Figure scripts:

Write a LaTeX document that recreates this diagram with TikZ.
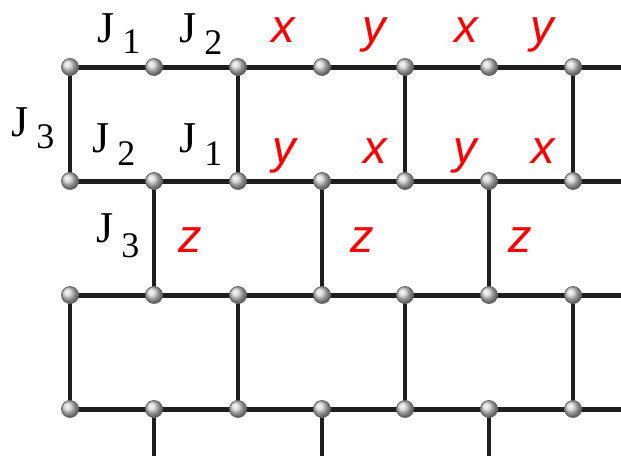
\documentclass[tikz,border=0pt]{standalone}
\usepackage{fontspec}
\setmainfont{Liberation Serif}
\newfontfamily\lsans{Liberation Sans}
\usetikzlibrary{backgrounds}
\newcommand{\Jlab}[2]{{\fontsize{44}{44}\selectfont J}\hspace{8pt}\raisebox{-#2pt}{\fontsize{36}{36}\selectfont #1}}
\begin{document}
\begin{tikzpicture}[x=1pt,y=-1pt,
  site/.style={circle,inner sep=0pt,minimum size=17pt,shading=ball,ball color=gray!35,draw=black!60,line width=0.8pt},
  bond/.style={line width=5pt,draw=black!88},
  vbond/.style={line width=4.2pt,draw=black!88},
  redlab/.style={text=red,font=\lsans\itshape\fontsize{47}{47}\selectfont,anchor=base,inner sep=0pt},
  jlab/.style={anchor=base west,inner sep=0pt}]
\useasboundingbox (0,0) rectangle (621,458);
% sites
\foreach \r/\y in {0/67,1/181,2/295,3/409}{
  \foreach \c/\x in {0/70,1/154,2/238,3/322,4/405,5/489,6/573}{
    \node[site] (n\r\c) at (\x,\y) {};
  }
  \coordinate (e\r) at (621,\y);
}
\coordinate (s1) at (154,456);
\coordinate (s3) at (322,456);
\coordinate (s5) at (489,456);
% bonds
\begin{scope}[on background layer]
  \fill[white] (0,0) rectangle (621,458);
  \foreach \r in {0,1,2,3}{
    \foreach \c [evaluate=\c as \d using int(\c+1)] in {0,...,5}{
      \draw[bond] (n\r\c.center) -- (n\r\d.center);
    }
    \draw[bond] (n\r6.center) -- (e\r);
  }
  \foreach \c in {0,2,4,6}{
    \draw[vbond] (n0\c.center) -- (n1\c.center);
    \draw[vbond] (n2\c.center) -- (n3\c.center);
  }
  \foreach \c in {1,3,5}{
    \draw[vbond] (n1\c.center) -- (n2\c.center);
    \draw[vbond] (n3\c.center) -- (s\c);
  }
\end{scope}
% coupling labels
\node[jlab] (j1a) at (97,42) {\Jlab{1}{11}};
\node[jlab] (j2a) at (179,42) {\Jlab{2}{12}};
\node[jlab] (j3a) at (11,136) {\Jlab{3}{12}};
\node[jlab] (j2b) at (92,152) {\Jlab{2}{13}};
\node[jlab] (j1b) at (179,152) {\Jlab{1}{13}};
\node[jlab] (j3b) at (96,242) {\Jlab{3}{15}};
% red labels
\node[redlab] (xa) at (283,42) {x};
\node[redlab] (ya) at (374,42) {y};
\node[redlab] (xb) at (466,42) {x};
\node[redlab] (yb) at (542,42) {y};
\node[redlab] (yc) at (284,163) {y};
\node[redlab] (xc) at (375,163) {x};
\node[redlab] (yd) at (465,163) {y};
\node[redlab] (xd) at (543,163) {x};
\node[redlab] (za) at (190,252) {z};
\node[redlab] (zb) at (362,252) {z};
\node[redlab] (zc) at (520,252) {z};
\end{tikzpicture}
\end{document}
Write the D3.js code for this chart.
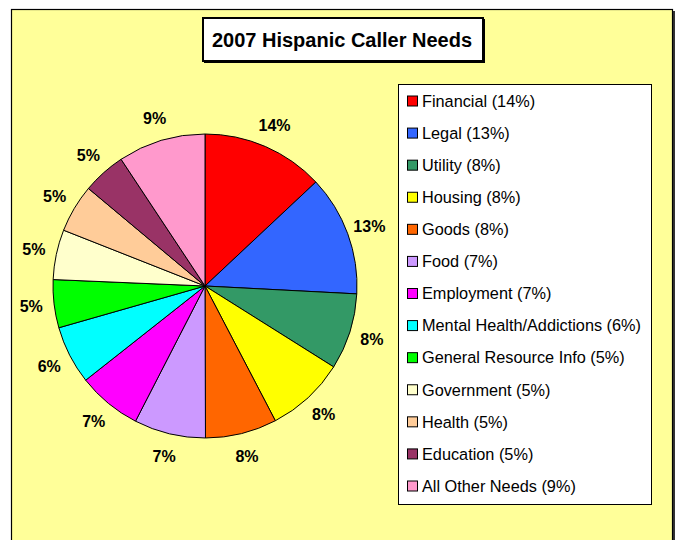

**What you will do:**
Quote the data above in full and without alteration; skip the pictures.

**Solution to the problem:**
Write a LaTeX document that recreates this diagram with TikZ.
\documentclass[tikz,border=0pt]{standalone}
\usepackage{fontspec}
\setmainfont{Liberation Serif}
\newfontfamily\lsans{Liberation Sans}
\usetikzlibrary{backgrounds}
\newcommand{\Jlab}[2]{{\fontsize{44}{44}\selectfont J}\hspace{8pt}\raisebox{-#2pt}{\fontsize{36}{36}\selectfont #1}}
\begin{document}
\begin{tikzpicture}[x=1pt,y=-1pt,
  site/.style={circle,inner sep=0pt,minimum size=17pt,shading=ball,ball color=gray!35,draw=black!60,line width=0.8pt},
  bond/.style={line width=5pt,draw=black!88},
  vbond/.style={line width=4.2pt,draw=black!88},
  redlab/.style={text=red,font=\lsans\itshape\fontsize{47}{47}\selectfont,anchor=base,inner sep=0pt},
  jlab/.style={anchor=base west,inner sep=0pt}]
\useasboundingbox (0,0) rectangle (621,458);
% sites
\foreach \r/\y in {0/67,1/181,2/295,3/409}{
  \foreach \c/\x in {0/70,1/154,2/238,3/322,4/405,5/489,6/573}{
    \node[site] (n\r\c) at (\x,\y) {};
  }
  \coordinate (e\r) at (621,\y);
}
\coordinate (s1) at (154,456);
\coordinate (s3) at (322,456);
\coordinate (s5) at (489,456);
% bonds
\begin{scope}[on background layer]
  \fill[white] (0,0) rectangle (621,458);
  \foreach \r in {0,1,2,3}{
    \foreach \c [evaluate=\c as \d using int(\c+1)] in {0,...,5}{
      \draw[bond] (n\r\c.center) -- (n\r\d.center);
    }
    \draw[bond] (n\r6.center) -- (e\r);
  }
  \foreach \c in {0,2,4,6}{
    \draw[vbond] (n0\c.center) -- (n1\c.center);
    \draw[vbond] (n2\c.center) -- (n3\c.center);
  }
  \foreach \c in {1,3,5}{
    \draw[vbond] (n1\c.center) -- (n2\c.center);
    \draw[vbond] (n3\c.center) -- (s\c);
  }
\end{scope}
% coupling labels
\node[jlab] (j1a) at (97,42) {\Jlab{1}{11}};
\node[jlab] (j2a) at (179,42) {\Jlab{2}{12}};
\node[jlab] (j3a) at (11,136) {\Jlab{3}{12}};
\node[jlab] (j2b) at (92,152) {\Jlab{2}{13}};
\node[jlab] (j1b) at (179,152) {\Jlab{1}{13}};
\node[jlab] (j3b) at (96,242) {\Jlab{3}{15}};
% red labels
\node[redlab] (xa) at (283,42) {x};
\node[redlab] (ya) at (374,42) {y};
\node[redlab] (xb) at (466,42) {x};
\node[redlab] (yb) at (542,42) {y};
\node[redlab] (yc) at (284,163) {y};
\node[redlab] (xc) at (375,163) {x};
\node[redlab] (yd) at (465,163) {y};
\node[redlab] (xd) at (543,163) {x};
\node[redlab] (za) at (190,252) {z};
\node[redlab] (zb) at (362,252) {z};
\node[redlab] (zc) at (520,252) {z};
\end{tikzpicture}
\end{document}
Write the D3.js code for this chart.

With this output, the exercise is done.